_TASK GOAL_
The material below should be written out in full and exactly; pictures stay out of the copy.

_RAW DATA_
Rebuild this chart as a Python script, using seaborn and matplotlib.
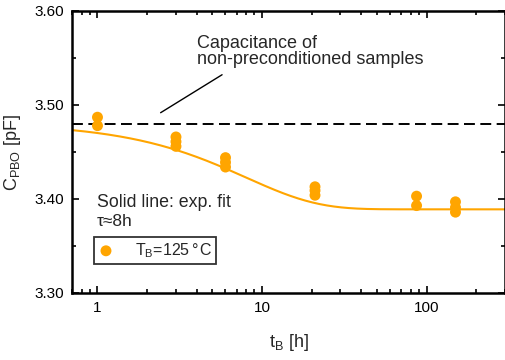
import numpy as np
import pandas as pd
import matplotlib
matplotlib.use("Agg")
import matplotlib.pyplot as plt
import seaborn as sns
from matplotlib.ticker import LogLocator, MultipleLocator, NullFormatter, FixedLocator, FixedFormatter

# ---- data ----
t_hours = [1, 1, 3, 3, 3, 6, 6, 6, 21, 21, 21, 87, 87, 150, 150, 150]
c_pbo = [3.487, 3.478, 3.466, 3.461, 3.456, 3.444, 3.439, 3.434,
         3.413, 3.409, 3.404, 3.403, 3.393, 3.397, 3.391, 3.386]

# exponential fit parameters: C(t) = C_inf + A * exp(-t / tau)
fit_c_inf = 3.389
fit_amp = 0.092
fit_tau = 8.0
fit_t = np.logspace(np.log10(0.7), np.log10(300), 300)

c_nonpre = 3.48
xticks = [1, 10, 100]
xticklabels = ["1", "10", "100"]
yticks = [3.30, 3.40, 3.50, 3.60]
yticklabels = ["3.30", "3.40", "3.50", "3.60"]

sns.set_theme(style="ticks")
plt.rcParams['font.family'] = ['Liberation Sans', 'DejaVu Sans']
plt.rcParams['mathtext.fontset'] = 'custom'
plt.rcParams['mathtext.rm'] = 'Liberation Sans'
plt.rcParams['mathtext.it'] = 'Liberation Sans:italic'

ORANGE = "#FFA500"

fig = plt.figure(figsize=(5.06, 3.60), dpi=100)
ax = fig.add_axes([72/506, 1 - 293/360, (505 - 72)/506, (293 - 11)/360])

df = pd.DataFrame({"t": t_hours, "c": c_pbo})
fit_df = pd.DataFrame({"t": fit_t,
                       "c": fit_c_inf + fit_amp * np.exp(-fit_t / fit_tau)})

sns.lineplot(data=fit_df, x="t", y="c", ax=ax, color=ORANGE, lw=1.5, zorder=2)
sns.scatterplot(data=df, x="t", y="c", ax=ax, color=ORANGE, s=62,
                edgecolor="none", zorder=3,
                label=r"$\mathregular{T_B}$=125$\mathregular{\,}$°$\mathregular{\,}$C")
ax.axhline(c_nonpre, color="black", lw=1.4, ls=(0, (5.6, 2.8)), zorder=1)

ax.set_xscale("log")
ax.set_xlim(0.7, 300)
ax.set_ylim(3.30, 3.60)

ax.xaxis.set_major_locator(FixedLocator(xticks))
ax.xaxis.set_major_formatter(FixedFormatter(xticklabels))
ax.xaxis.set_minor_locator(LogLocator(base=10, subs=np.arange(2, 10)))
ax.xaxis.set_minor_formatter(NullFormatter())
ax.yaxis.set_major_locator(FixedLocator(yticks))
ax.yaxis.set_major_formatter(FixedFormatter(yticklabels))
ax.yaxis.set_minor_locator(MultipleLocator(0.05))

ax.tick_params(which="both", direction="in", top=True, right=True, width=1.2,
               labelsize=11, color="black", labelcolor="black")
ax.tick_params(which="major", length=5, pad=6)
ax.tick_params(which="minor", length=3)
for sp in ax.spines.values():
    sp.set_linewidth(1.8)
    sp.set_color("black")

ax.set_xlabel(r"$\mathregular{t_B}$ [h]", fontsize=13, labelpad=12)
ax.set_ylabel(r"$\mathregular{C_{PBO}}$ [pF]", fontsize=13, labelpad=8)

ax.text(4.03, 3.557, "Capacitance of\nnon-preconditioned samples", fontsize=13,
        ha="left", va="center", linespacing=0.95)
ax.plot([2.42, 5.72], [3.4918, 3.5322], color="black", lw=1.0)

ax.text(0.99, 3.396, "Solid line: exp. fit", fontsize=12.8, ha="left", va="center")
ax.text(0.99, 3.376, "τ≈8h", fontsize=12.5, ha="left", va="center")

leg = ax.legend(loc="upper left", bbox_to_anchor=(22/433, 1 - (237 - 11)/282),
                frameon=True, fancybox=False, fontsize=11.5, handletextpad=1.3,
                borderpad=0.25, markerscale=1.0, handlelength=1.0,
                borderaxespad=0)
leg.get_frame().set_edgecolor("black")
leg.get_frame().set_linewidth(1.3)

fig.savefig("out.png", dpi=100)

_THE REPLY_
Rebuild this chart as a Python script, using seaborn and matplotlib.
import numpy as np
import pandas as pd
import matplotlib
matplotlib.use("Agg")
import matplotlib.pyplot as plt
import seaborn as sns
from matplotlib.ticker import LogLocator, MultipleLocator, NullFormatter, FixedLocator, FixedFormatter

# ---- data ----
t_hours = [1, 1, 3, 3, 3, 6, 6, 6, 21, 21, 21, 87, 87, 150, 150, 150]
c_pbo = [3.487, 3.478, 3.466, 3.461, 3.456, 3.444, 3.439, 3.434,
         3.413, 3.409, 3.404, 3.403, 3.393, 3.397, 3.391, 3.386]

# exponential fit parameters: C(t) = C_inf + A * exp(-t / tau)
fit_c_inf = 3.389
fit_amp = 0.092
fit_tau = 8.0
fit_t = np.logspace(np.log10(0.7), np.log10(300), 300)

c_nonpre = 3.48
xticks = [1, 10, 100]
xticklabels = ["1", "10", "100"]
yticks = [3.30, 3.40, 3.50, 3.60]
yticklabels = ["3.30", "3.40", "3.50", "3.60"]

sns.set_theme(style="ticks")
plt.rcParams['font.family'] = ['Liberation Sans', 'DejaVu Sans']
plt.rcParams['mathtext.fontset'] = 'custom'
plt.rcParams['mathtext.rm'] = 'Liberation Sans'
plt.rcParams['mathtext.it'] = 'Liberation Sans:italic'

ORANGE = "#FFA500"

fig = plt.figure(figsize=(5.06, 3.60), dpi=100)
ax = fig.add_axes([72/506, 1 - 293/360, (505 - 72)/506, (293 - 11)/360])

df = pd.DataFrame({"t": t_hours, "c": c_pbo})
fit_df = pd.DataFrame({"t": fit_t,
                       "c": fit_c_inf + fit_amp * np.exp(-fit_t / fit_tau)})

sns.lineplot(data=fit_df, x="t", y="c", ax=ax, color=ORANGE, lw=1.5, zorder=2)
sns.scatterplot(data=df, x="t", y="c", ax=ax, color=ORANGE, s=62,
                edgecolor="none", zorder=3,
                label=r"$\mathregular{T_B}$=125$\mathregular{\,}$°$\mathregular{\,}$C")
ax.axhline(c_nonpre, color="black", lw=1.4, ls=(0, (5.6, 2.8)), zorder=1)

ax.set_xscale("log")
ax.set_xlim(0.7, 300)
ax.set_ylim(3.30, 3.60)

ax.xaxis.set_major_locator(FixedLocator(xticks))
ax.xaxis.set_major_formatter(FixedFormatter(xticklabels))
ax.xaxis.set_minor_locator(LogLocator(base=10, subs=np.arange(2, 10)))
ax.xaxis.set_minor_formatter(NullFormatter())
ax.yaxis.set_major_locator(FixedLocator(yticks))
ax.yaxis.set_major_formatter(FixedFormatter(yticklabels))
ax.yaxis.set_minor_locator(MultipleLocator(0.05))

ax.tick_params(which="both", direction="in", top=True, right=True, width=1.2,
               labelsize=11, color="black", labelcolor="black")
ax.tick_params(which="major", length=5, pad=6)
ax.tick_params(which="minor", length=3)
for sp in ax.spines.values():
    sp.set_linewidth(1.8)
    sp.set_color("black")

ax.set_xlabel(r"$\mathregular{t_B}$ [h]", fontsize=13, labelpad=12)
ax.set_ylabel(r"$\mathregular{C_{PBO}}$ [pF]", fontsize=13, labelpad=8)

ax.text(4.03, 3.557, "Capacitance of\nnon-preconditioned samples", fontsize=13,
        ha="left", va="center", linespacing=0.95)
ax.plot([2.42, 5.72], [3.4918, 3.5322], color="black", lw=1.0)

ax.text(0.99, 3.396, "Solid line: exp. fit", fontsize=12.8, ha="left", va="center")
ax.text(0.99, 3.376, "τ≈8h", fontsize=12.5, ha="left", va="center")

leg = ax.legend(loc="upper left", bbox_to_anchor=(22/433, 1 - (237 - 11)/282),
                frameon=True, fancybox=False, fontsize=11.5, handletextpad=1.3,
                borderpad=0.25, markerscale=1.0, handlelength=1.0,
                borderaxespad=0)
leg.get_frame().set_edgecolor("black")
leg.get_frame().set_linewidth(1.3)

fig.savefig("out.png", dpi=100)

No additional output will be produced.